В это время вошел сын, которого я вчера не видел. Фигурой и ростом он походил на свою сестру. Он принес письмо, которое хотел мне вручить и которое, по обычаю страны, попросил написать публичного нотариуса. Молодой человек имел скромный и печальный вид, осведомился о своем дяде, расспрашивал о его богатстве и грустно прибавил: «Зачем он забыл свое семейство? Мы были бы очень счастливы, – прибавил он, если б когда-нибудь он приехал к нам и помог нам. Но каким образом он открылся вам, что у него есть родственники в Палермо? Говорят, что он от нас отказывается и выдает себя за человека знатного происхождения». Я отвечал на этот вопрос, что если его дядя и имеет причины скрывать свое происхождение от публики, то относительно своих друзей и знакомых он не делает из этого тайны.
Сестра, вошедшая во время этого разговора и, благодаря присутствию брата и отсутствию вчерашнего друга, имевшая больше смелости, приняла живое участие в нашей беседе. Они просили, когда я буду писать, кланяться дяде, а также уговаривали меня снова приехать в Палермо и присутствовать на празднике св. Розалии.

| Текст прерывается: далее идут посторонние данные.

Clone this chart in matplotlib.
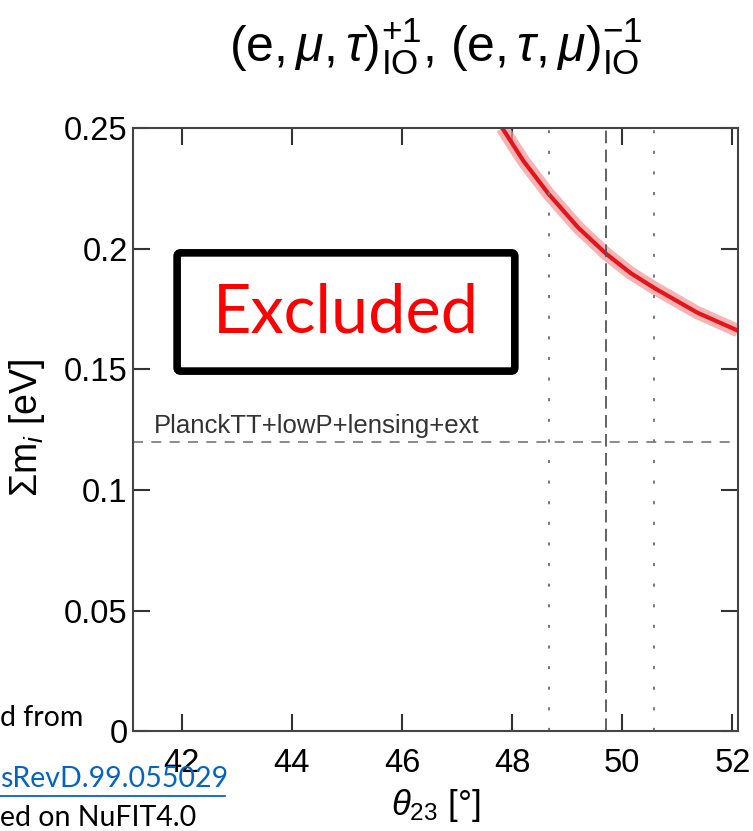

Мать согласилась с детьми. «Синьор, – сказала она, – хотя и не совсем прилично, что я, имея взрослую дочь, принимаю посторонних мужчин в своем доме и тем навлекаю сплетни и разные толки, но все-таки мы будем очень рады, если вы снова приедете в наш город».
«О, мы вместе пойдем с синьором на праздник, – закричали дети, – выберем удобное местечко, откуда можно будет видеть всю процессию. Вот полюбуется-то он экипажами и в особенности иллюминацией!»
Между тем старуха читала и перечитывала письмо. Когда она услышала, что я хочу проститься, то встала и передала мне сложенную бумагу. «Скажите моему сыну, – проговорила она с живостью, даже с одушевлением, – скажите, как обрадовало меня известие, привезенное вами о нем! Скажите ему, что я прижимаю его к своему сердцу, – тут она протянула руки и снова сложила их на груди, – что я всякий день молю за него Бога и Пресвятую Деву, что я посылаю ему и его жене мое благословение и желаю только видеть его еще раз перед смертью, видеть этими глазами, пролившими так много слез о нем».
Оригинальная нежность итальянского языка придавала еще более выразительности и благородства этим словам, которые сопровождались оживленными жестами, имеющими особую прелесть в этом народе.
Не без волнения простился я с ними. Они протянули мне руки, дети проводили меня за дверь, а когда я спускался с лестницы, то вскочили на окно, выходившее из кухни на улицу, кричали мне, посылали поклоны и повторяли, чтоб я не забыл приехать опять. Я еще видел их стоящими на балконе, когда поворотил за угол»4.